7 - Aberrations and their control

Summary

The paraxial approximation or first-order optics considered so far in the analysis for determining the image coordinates and magnification (Chapter 6) is sufficient for many applications. As the minimum required effective hologram aperture increases for smaller objects, the aberrations must be considered for accurate imaging and analysis. This chapter is devoted to the general background development for third-order aberrations dealing with particle field holography. The in-line method is considered in more detail due to its widespread use. The reference source, the object and the hologram center points form a straight line in the in-line method, leading to interesting aspects of aberrations and their control.
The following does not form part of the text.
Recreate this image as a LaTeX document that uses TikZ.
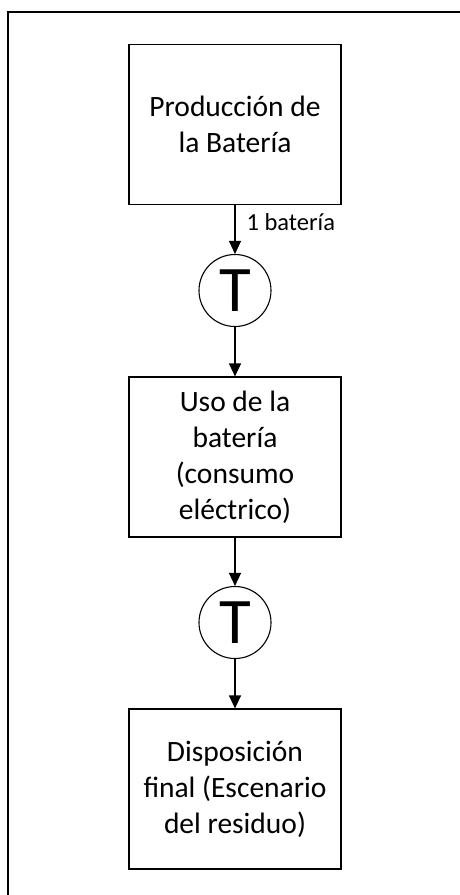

Cylindrical test-sections with curved windows are also encountered in practical far-field holography. Cylindrical ampules, water tunnels, etc. are, in effect, cylindrical lenses resulting in unwanted astigmatism. Ways to neutralize the cylindrical lens are therefore also discussed in the chapter.

Primary aberrations

For determining the coordinates of the image point (Chapter 2), the object, reference and reconstruction beams were assumed to be spherical over the hologram aperture. This approximation neglected higher order terms in the phase expressions of the wavefronts. Since particle field holography deals with very small objects, the aberration allowances are also small. In the presence of aberrations, diffraction-limited resolution may not be obtained.

From the discussion of Chapter 2, the ideal image point will form a spherical phase term over the hologram aperture with its center at the image point.